YOUR GOAL = Give nothing except the number of lines containing the word "that".

MATERIAL SUPPLIED =
○ ○ ○
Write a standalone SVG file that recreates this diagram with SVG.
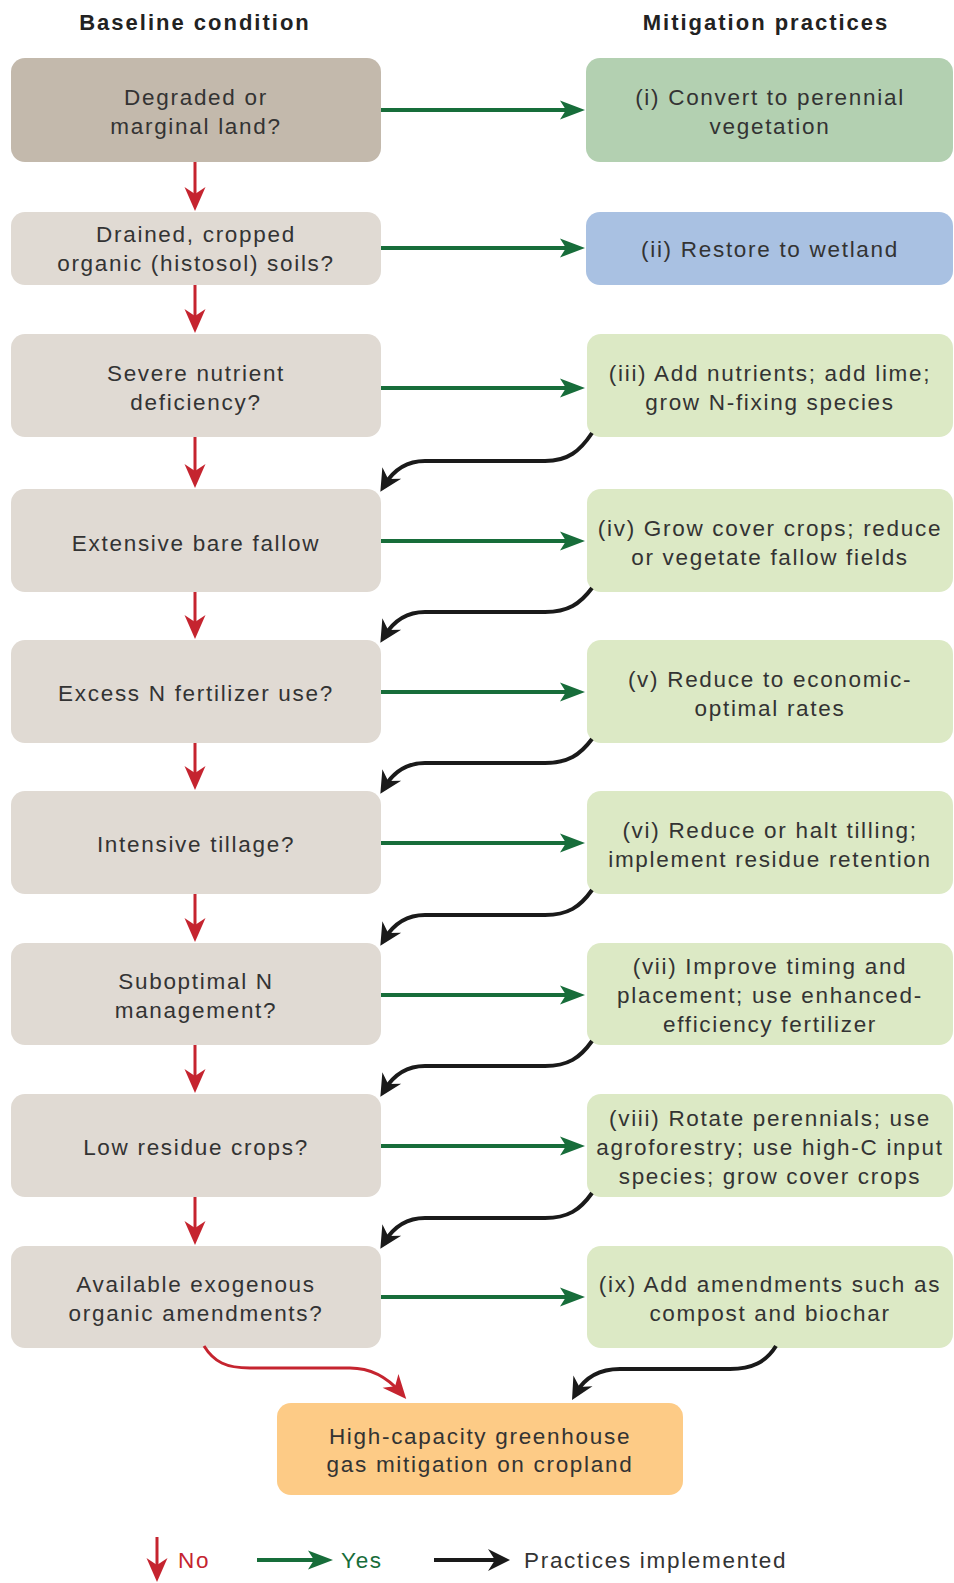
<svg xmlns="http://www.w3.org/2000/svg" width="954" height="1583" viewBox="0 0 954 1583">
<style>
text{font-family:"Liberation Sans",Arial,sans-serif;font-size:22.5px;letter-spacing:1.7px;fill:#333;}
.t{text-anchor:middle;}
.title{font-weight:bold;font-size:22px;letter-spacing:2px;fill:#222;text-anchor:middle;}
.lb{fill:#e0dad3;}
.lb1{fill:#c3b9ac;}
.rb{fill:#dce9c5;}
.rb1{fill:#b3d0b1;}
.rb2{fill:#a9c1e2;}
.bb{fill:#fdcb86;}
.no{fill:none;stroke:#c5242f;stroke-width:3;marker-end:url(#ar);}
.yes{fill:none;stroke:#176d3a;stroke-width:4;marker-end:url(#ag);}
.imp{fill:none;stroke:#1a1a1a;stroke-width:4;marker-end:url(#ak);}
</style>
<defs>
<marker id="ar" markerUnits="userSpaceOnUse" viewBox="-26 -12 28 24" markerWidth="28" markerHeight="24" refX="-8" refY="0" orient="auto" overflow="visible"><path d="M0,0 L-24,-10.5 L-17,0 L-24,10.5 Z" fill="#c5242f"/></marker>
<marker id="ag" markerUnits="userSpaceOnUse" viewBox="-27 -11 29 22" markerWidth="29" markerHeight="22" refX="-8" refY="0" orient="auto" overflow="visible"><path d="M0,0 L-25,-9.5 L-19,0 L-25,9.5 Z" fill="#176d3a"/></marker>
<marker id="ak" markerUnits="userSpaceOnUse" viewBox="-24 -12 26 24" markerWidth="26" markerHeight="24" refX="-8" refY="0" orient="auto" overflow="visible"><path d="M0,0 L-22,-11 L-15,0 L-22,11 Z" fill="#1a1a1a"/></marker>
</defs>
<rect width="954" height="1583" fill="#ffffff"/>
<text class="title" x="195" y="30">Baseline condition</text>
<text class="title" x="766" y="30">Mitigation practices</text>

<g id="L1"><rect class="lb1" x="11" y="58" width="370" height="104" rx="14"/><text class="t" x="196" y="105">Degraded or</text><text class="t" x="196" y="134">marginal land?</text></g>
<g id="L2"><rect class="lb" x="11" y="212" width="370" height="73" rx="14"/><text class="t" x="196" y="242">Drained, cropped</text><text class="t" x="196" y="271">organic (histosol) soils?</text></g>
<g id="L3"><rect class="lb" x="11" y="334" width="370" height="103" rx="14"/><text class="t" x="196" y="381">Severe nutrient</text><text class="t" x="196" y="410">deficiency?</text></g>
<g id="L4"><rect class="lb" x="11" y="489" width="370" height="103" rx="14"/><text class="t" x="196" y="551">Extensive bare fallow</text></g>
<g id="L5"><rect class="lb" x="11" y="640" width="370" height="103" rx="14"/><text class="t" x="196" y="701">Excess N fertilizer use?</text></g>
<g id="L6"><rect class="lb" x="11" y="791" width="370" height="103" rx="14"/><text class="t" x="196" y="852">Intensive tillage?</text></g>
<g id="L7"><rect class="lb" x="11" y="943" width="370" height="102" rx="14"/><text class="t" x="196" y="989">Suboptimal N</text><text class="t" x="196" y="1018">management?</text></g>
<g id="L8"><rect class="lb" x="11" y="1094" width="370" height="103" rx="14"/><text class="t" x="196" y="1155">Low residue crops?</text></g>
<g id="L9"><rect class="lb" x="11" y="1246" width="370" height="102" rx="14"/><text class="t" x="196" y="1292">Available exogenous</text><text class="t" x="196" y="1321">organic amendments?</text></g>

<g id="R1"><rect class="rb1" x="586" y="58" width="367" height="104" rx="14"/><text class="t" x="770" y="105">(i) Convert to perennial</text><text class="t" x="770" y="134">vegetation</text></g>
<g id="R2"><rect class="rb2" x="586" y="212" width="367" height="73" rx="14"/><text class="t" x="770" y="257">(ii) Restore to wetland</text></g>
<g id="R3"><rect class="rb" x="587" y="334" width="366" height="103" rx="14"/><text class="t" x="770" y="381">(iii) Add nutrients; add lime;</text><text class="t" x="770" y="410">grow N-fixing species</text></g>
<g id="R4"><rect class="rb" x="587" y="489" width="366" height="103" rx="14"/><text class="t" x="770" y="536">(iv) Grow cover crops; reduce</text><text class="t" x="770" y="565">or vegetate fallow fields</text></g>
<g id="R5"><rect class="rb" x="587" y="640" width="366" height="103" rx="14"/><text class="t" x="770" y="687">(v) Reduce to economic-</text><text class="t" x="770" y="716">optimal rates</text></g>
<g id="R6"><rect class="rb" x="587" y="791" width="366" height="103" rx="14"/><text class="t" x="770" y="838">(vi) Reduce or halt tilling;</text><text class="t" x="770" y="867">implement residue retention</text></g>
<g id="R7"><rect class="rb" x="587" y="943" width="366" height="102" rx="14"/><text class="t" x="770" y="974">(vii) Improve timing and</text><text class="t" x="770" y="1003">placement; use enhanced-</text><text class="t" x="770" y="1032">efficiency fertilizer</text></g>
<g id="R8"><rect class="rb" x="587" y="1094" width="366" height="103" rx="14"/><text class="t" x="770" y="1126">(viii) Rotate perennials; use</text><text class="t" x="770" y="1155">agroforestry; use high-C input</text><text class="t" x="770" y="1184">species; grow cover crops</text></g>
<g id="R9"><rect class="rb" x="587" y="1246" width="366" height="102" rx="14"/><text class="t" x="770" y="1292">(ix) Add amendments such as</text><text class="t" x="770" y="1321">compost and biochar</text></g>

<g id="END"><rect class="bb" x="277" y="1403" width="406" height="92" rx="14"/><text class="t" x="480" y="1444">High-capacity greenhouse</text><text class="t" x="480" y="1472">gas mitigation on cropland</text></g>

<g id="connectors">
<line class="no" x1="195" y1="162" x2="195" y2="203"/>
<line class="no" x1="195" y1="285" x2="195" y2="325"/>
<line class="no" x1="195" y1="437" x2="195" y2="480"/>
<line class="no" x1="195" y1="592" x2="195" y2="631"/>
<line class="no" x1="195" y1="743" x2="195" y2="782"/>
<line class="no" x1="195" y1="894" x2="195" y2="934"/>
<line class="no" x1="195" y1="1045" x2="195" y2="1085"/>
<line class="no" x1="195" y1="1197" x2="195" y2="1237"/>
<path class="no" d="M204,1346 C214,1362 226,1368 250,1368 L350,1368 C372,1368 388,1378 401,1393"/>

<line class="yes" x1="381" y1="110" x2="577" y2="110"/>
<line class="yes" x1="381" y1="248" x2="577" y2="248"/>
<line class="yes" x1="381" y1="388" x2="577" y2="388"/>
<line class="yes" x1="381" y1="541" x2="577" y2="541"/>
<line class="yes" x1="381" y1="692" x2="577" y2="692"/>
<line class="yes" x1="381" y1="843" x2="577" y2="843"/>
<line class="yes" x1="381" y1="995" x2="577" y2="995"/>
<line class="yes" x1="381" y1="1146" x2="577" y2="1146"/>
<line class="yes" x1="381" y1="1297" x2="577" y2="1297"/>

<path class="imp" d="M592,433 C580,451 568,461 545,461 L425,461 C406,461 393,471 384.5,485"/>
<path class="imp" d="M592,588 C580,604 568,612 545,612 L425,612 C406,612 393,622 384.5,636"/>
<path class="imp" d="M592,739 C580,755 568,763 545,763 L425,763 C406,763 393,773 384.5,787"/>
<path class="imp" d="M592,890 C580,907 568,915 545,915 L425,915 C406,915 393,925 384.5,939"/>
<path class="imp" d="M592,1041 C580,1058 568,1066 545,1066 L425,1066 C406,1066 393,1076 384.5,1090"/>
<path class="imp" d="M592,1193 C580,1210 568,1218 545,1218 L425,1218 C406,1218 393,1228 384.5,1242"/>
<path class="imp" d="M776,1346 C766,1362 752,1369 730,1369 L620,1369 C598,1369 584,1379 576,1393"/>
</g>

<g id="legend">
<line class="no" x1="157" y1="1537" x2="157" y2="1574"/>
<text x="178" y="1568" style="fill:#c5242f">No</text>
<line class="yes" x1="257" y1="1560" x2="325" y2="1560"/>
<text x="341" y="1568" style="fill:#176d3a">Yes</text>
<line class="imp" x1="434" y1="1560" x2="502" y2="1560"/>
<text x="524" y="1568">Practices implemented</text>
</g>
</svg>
○ ○ ○
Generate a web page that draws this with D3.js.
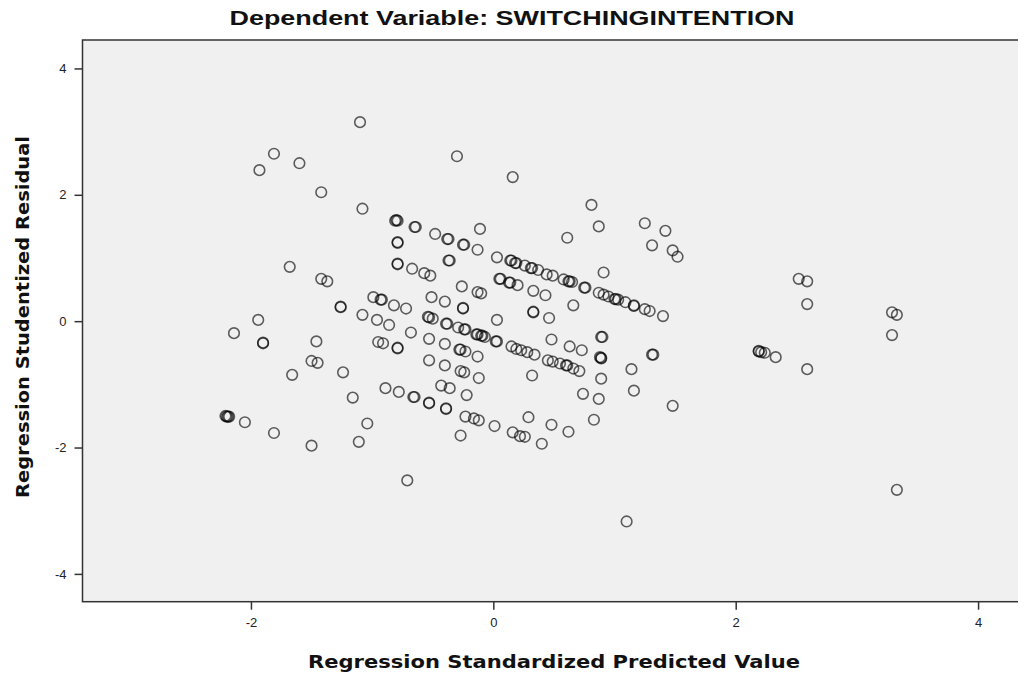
○ ○ ○
FINISHED EXERCISE = 2